Não sendo possível obter a colaboração de terceiros, a citação é feita mediante afixação, no local mais adequado e na presença de duas testemunhas, da nota de citação, com indicação dos elementos referidos no artigo 235.°, declarando-se que o duplicado e os documentos anexos ficam à disposição do citando na secretaria judicial (n. 4 do referido art. 240.º).

Assim efectuada, denominada como citação quase-pessoal, a citação tem valor de citação pessoal (art. 240.º, n.º 6, do CPC).

No caso em apreço, pela análise dos factos provados, constata-se que o SE tentou contactar pessoalmente o executado. Porém, sem êxito. Não tendo procedido à citação pessoal por não ter encontrado o executado, no dia 12/10/09 deixou nota com indicação de que no dia 13/10/09, pelas 18h e 20m, estaria no local para proceder à citação do executado.

No dia 13/10/09 na medida em que se encontrava no local a executada A... o SE procedeu à citação do executado na pessoa de A... que declarou estar em condições de receber a citação e que tinha de a entregar logo que possível ao citando os elementos deixados.

Cumpridos estes requisitos, como aconteceu no caso em apreço, a citação deve ter-se como efectuada.

Porém, determina o art. 241.º com a epígrafe de “Advertência ao citando quando a citação não haja sido na própria pessoa deste”, determina além do mais, que, quando a citação haja sido efectuada em pessoa diferente do citando ou consistido na afixação da nota de citação nos termos do artigo 240°, n.º 4, será ainda enviada, pela secretaria, no prazo de dois dias úteis, carta registada ao citando, comunicando-lhe a data e o modo por que o acto se considera realizado, o prazo para o oferecimento da defesa e as cominações aplicáveis à falta desta, o destino dado ao duplicado e a identidade da pessoa em quem a citação foi realizada.

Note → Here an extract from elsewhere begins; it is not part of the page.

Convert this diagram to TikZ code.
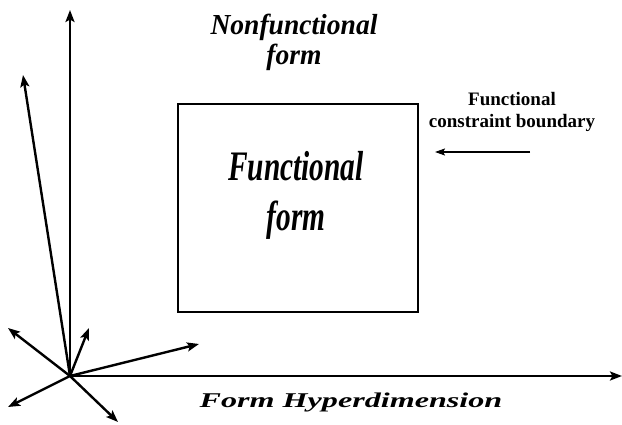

No caso que nos ocupa, essa formalidade foi igualmente cumprida no prazo previsto para o efeito (cfr. facto referido em 4)

Ora, efectuada a citação em pessoa diversa do citando, presume-se salvo prova em contrário, que o citando/executado dela teve oportuno conhecimento (art. 233.º, n.º 4 do CPC). Ou seja, a lei faz, assim, presumir que o terceiro que está encarregue de transmitir o conteúdo do acto ao citando lhe deu oportuno conhecimento, considerando-se este citado se não ilidir aquela presunção.

Face à presunção referida e aos elementos fácticos apurados, forçoso é concluir que a citação se concretizou.

Só não seria assim se o executado (e não a executada na medida em que apenas aquele tem legitimidade para invocar a falta ou nulidade de citação — art. 203.º do CPC com excepção dos casos em que é de conhecimento oficioso) tivesse alegado e provado que algo aconteceu a impedir o seu conhecimento da citação.

A ele competia a alegação e subsequente prova de que a sua ex-mulher, receptora da citação, não cumpriu com as obrigações que lhe foram assinaladas pelo solicitador de execução, nada lhe tendo comunicado e, portanto, que nada soube a respeito da acção executiva intentada contra si.

Refira-se que não é pelo facto de a executada à data da citação estar divorciada que é permitido concluir que a mesma não entregou a citação ao executado e que este não teve conhecimento da citação.

Os demais elementos alegados pela executada soçobram na medida em que não foi arrolada qualquer prova que permita concluir nesse sentido. Porém, ainda que assim não fosse, dir-se-á que o vicio apenas podia ser suscitado pelo próprio executado (uma coisa é a legitimidade para arguir o vicio outra manifestamente diferente é o interesse na arguição do vicio — o interesse que a executada possa ter na arguição do vicio não lhe confere no entanto legitimidade para o invocar).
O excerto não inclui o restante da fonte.